GETHSEMANE: Reflections on the Contemporary Theological Movement

by Joseph Cardinal Siri

Review by Marcel Clement in “L’Homme Nouveau” (January 4, 1981)

"What is an event? Commonly understood it is something that occurs. In our times avid for sensation, it is what surprises. In saying that the publication of Cardinal Siri’s book on the contemporary theological movement is an event, I mean to say that this publication is an important landmark. It is going to mark, it already marks, the history of contemporary thought, and as a matter of fact, the history of the contemporary Church.

"The book which Cardinal Siri has just published simultaneously in Italy and in France (and now in the U.S.A.) seems to me a privileged example of that new strength of the Church, wise and sovereign critique and fully apt at exercising her discernment as regards the different ‘novelties.’ Cardinal Siri gives to all Catholics, and more broadly to all Christians, an instrument of culture which is absolutely unique.

"He explains himself regarding this in the final chapter:

“Under the influence of thinkers whose names are familiar and whom one believes to be without impact because they have been dead a long time (Vico, Kant), modern or quite contemporary theologians have interpreted and distorted the knowledge that Christ communicated about himself. While keeping the words of the Gospel, explanatory theories have been built which change the content of these words. Thanks to a large number of fictitious arguments,” a direct or indirect contestation, hidden or admitted, of the integral reality of the ‘Son of God’ has been raised in the Christian consciousness.

"It is at Gethsemane, in the enclosure of Gethsemane where Cardinal Siri agreed to situate his prayer and his reflection, that temptations against the faith can be overcome: ‘The ‘Fiat’ of Gethsemane was the accomplishment, in a-new stage, of the first ‘Fiat’ of the human being Mary.’ Such is the theological thread of this beautiful book.

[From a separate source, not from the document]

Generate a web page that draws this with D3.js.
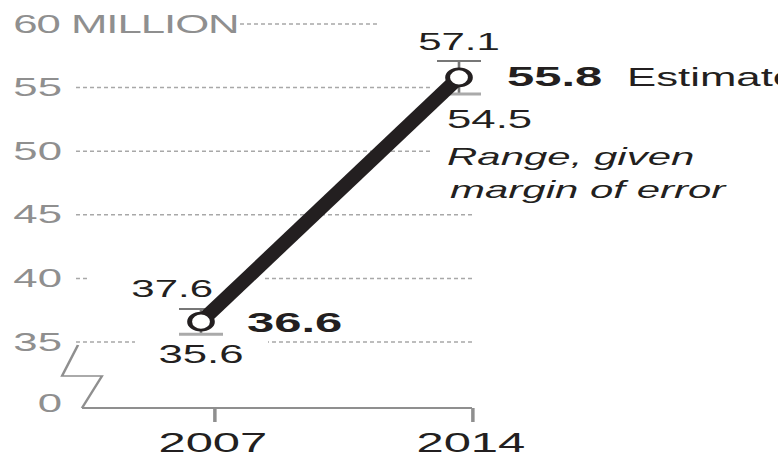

"It must be read. One must have others read it. It must be given. The most beautiful pages must be emphasized and made known. That is at least the conviction which has risen in me after having slowly meditated it, line by line, from one end to the other. “The L’Osservatore Romano devoted an entire page to a review of this book by Raimondo Spiazzi. It is a supplementary guarantee of the significance of a work which concerns not only a single diocese or a single country, but the universal Church.”
- Marcel Clement
 
Cardinal Siri was almost as conservative as Archbishop Lefebvre, and a contemporary of Cardinal Ottaviani, and after the election of Cardinal Wojtyla Cardinal Siri implied he did not approve.